Increasing tensions in the upcoming Lehi election have left the politically neutral Chamber of Commerce in the center of heated debate, with challengers complaining it is unethical for high-profile chamber members to be involved in incumbent campaigns.
Chris Jones, the chamber's vice chairman, joined chamber president Heather Miller in a political action committee called Citizens to Re-Elect Mayor Greenwood.
But Jones said his signature was not necessarily given as an endorsement of mayor Kenneth J. Greenwood's campaign for re-election.
Miller has been criticized for her role in Greenwood's campaign, given her status as a part-time city employee. She says she is campaigning for the mayor as a resident, on her own time and without city resources, and has not used her position in any way.
Jones said he has not worked on Greenwood's campaign in any way, even though he is listed as one of the PAC's members, He added that he would have joined a PAC started by the other candidates if asked to do so.

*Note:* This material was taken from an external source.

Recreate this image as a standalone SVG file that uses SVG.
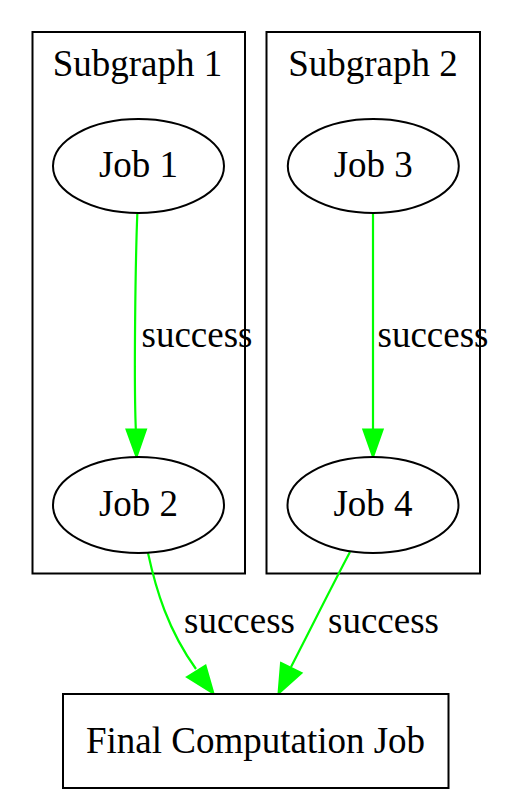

"I encourage political activity," Jones said. "If people are going to form a group to drive people to the polls and raise the issues, I'll sign off on it."
Jones denied allegations that as the moderator of a chamber-sponsored Meet the Candidates night he edited questions to give incumbents an advantage.
Supporters of Howard Johnson, Greenwood's opponent in Tuesday's election, say Jones omitted the second half of a question they submitted, which asked candidates why some campaign signs are illegally posted in the city.
Jones only read the first part of the question, which asked candidates if they believed in the rule of law.
Jones said the reason he didn't ask it was because of time concerns, not political ones. The question did not say it was for incumbents, and Jones said he did not know that some residents had accused incumbents of illegally posting signs.
"At that point, we were 35 minutes into the debate and already two minutes over (time)," he said. "With those multi-part questions, you don't have any idea how long it's going to take to get through them."
He also did not see the value of asking the question, even if some of the candidates were guilty of the accusation. "The second part of that question is more polemic," he said. "I mean, what do you expect them to say?"
Jones said he has moderated debates across the nation and his goal was to provide a fair and equal forum.